AIM.
Nothing outside the range from the line with "Generate a Python" to the line with "75, 77.5, 80]" belongs in the copy, and no pictures do either; repeat that range exactly.

DATASET.
## Begin
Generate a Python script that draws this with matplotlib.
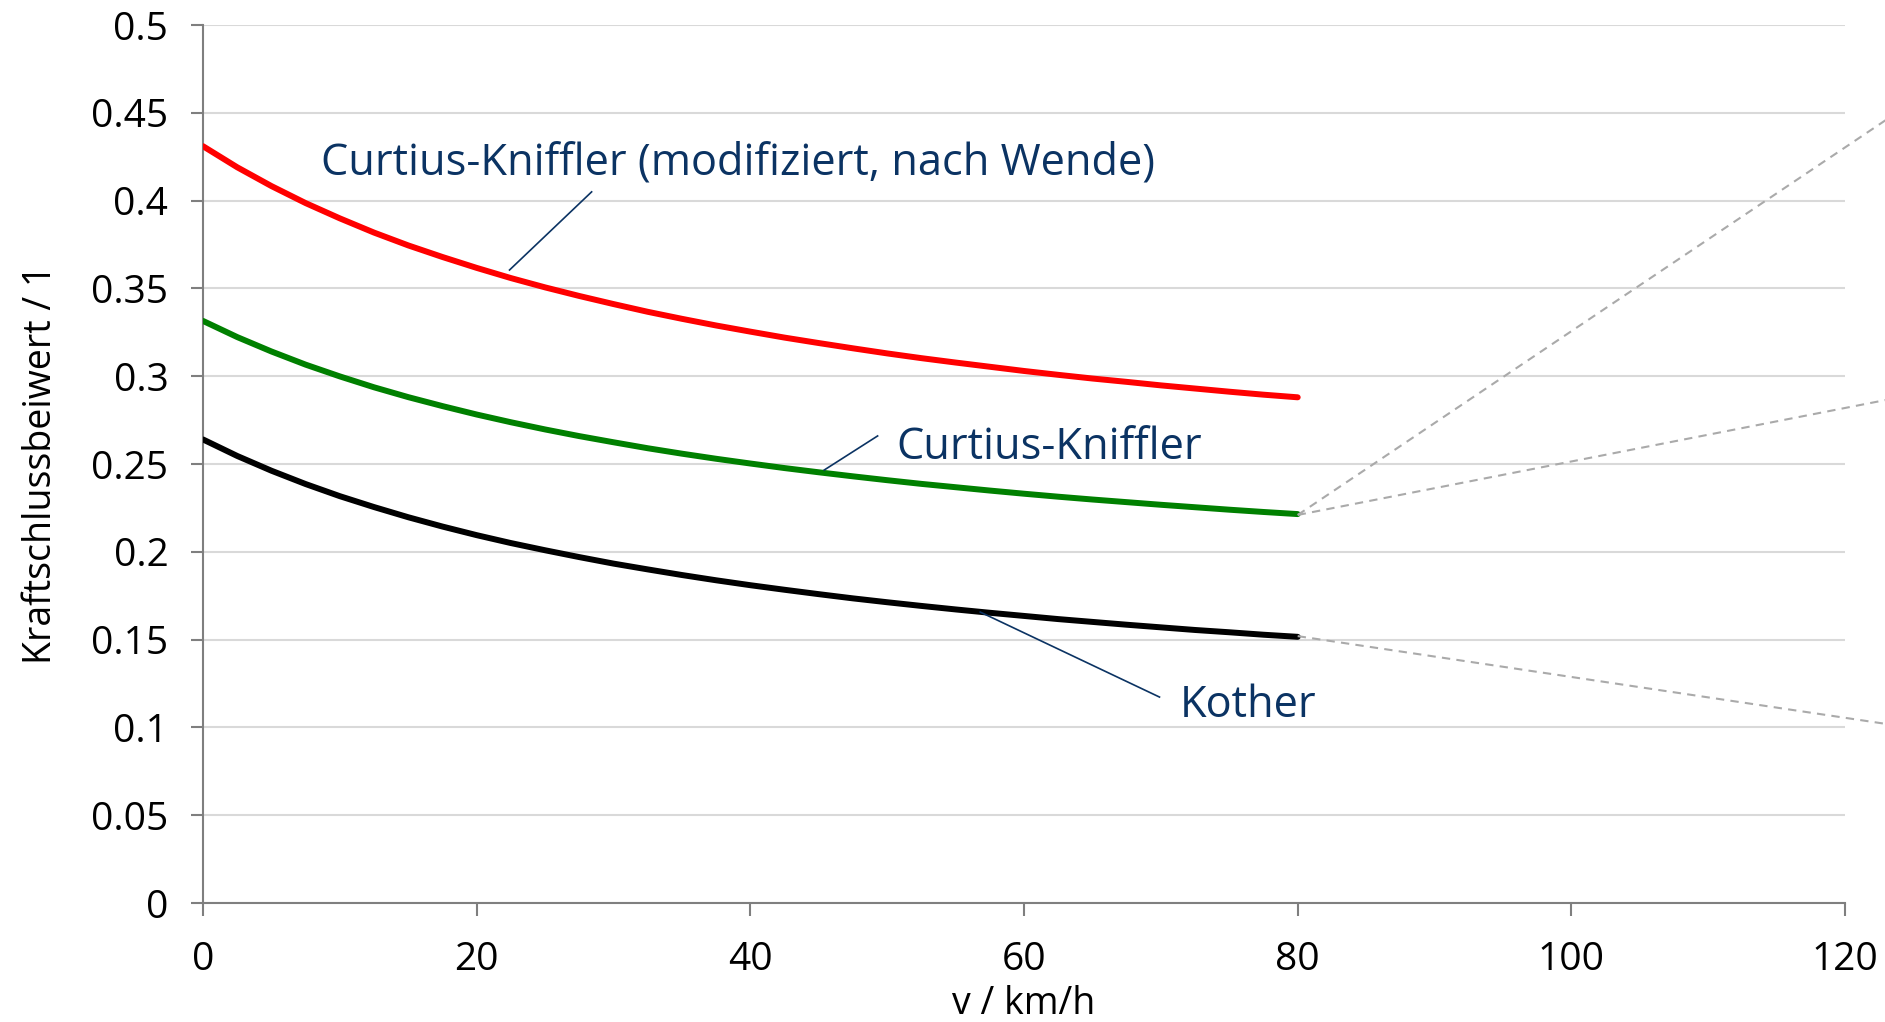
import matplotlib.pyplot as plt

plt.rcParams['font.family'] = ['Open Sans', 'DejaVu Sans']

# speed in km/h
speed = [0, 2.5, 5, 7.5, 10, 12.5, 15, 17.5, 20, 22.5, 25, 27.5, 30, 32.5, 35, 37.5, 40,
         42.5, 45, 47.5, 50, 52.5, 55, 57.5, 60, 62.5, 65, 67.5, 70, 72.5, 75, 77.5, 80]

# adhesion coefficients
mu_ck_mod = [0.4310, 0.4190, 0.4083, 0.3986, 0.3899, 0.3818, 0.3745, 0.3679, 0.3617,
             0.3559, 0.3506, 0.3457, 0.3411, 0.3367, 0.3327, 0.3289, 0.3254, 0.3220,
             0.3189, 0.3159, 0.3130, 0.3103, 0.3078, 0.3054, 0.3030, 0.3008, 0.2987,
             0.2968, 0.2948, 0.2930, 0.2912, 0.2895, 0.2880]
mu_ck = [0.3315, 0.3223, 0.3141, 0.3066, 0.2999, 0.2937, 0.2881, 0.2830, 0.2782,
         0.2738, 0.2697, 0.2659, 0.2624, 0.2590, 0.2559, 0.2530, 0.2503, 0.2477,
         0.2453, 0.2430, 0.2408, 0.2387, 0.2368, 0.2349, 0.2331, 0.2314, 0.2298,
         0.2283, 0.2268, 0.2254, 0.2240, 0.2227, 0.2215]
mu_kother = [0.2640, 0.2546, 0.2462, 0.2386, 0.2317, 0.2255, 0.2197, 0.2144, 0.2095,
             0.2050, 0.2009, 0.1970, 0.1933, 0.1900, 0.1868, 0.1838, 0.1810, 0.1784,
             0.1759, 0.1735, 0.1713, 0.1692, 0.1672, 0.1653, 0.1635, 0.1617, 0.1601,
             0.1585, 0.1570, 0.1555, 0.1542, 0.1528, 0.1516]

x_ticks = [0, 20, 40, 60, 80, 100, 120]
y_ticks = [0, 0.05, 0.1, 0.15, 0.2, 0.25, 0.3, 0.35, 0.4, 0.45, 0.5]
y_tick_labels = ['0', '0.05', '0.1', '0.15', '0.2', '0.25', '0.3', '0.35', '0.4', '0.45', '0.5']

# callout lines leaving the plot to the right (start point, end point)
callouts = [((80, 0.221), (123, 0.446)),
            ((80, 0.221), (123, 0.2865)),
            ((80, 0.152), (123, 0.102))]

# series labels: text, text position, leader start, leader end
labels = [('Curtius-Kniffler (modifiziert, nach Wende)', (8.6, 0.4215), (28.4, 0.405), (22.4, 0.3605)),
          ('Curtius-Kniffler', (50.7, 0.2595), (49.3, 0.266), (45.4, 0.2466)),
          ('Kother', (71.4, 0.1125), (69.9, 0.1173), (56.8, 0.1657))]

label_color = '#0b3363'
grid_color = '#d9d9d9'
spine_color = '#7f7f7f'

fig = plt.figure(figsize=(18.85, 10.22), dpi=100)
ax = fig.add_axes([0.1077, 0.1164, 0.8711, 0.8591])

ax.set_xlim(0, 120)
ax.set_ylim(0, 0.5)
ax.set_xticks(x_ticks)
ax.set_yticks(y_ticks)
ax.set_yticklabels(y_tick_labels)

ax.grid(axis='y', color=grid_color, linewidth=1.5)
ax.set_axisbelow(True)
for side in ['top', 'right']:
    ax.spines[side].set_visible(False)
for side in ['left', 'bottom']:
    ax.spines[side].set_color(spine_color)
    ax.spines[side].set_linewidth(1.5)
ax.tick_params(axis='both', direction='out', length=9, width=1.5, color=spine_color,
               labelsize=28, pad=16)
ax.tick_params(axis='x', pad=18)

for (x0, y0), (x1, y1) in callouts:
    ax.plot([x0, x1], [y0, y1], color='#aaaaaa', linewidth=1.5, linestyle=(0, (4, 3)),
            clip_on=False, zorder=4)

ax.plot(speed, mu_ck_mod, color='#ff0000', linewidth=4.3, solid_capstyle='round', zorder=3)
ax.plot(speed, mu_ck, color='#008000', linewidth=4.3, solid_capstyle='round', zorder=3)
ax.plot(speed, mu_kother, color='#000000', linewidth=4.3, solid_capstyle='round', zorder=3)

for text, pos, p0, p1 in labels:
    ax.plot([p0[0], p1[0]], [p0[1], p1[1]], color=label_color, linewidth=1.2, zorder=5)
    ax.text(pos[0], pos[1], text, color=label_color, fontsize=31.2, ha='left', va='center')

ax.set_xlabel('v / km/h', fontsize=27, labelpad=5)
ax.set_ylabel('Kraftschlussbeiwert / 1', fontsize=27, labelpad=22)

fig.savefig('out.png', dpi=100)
## End
## Begin
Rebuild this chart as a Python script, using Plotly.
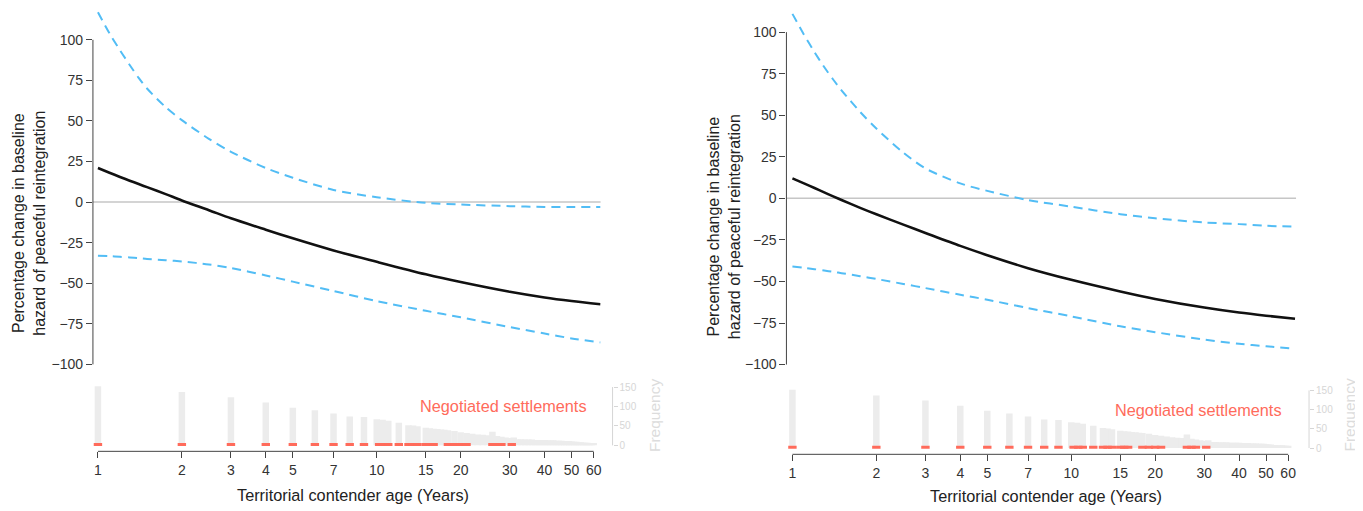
## End
RESPONSE FOR THIS EXERCISE.
Generate a Python script that draws this with matplotlib.
import matplotlib.pyplot as plt

plt.rcParams['font.family'] = ['Open Sans', 'DejaVu Sans']

# speed in km/h
speed = [0, 2.5, 5, 7.5, 10, 12.5, 15, 17.5, 20, 22.5, 25, 27.5, 30, 32.5, 35, 37.5, 40,
         42.5, 45, 47.5, 50, 52.5, 55, 57.5, 60, 62.5, 65, 67.5, 70, 72.5, 75, 77.5, 80]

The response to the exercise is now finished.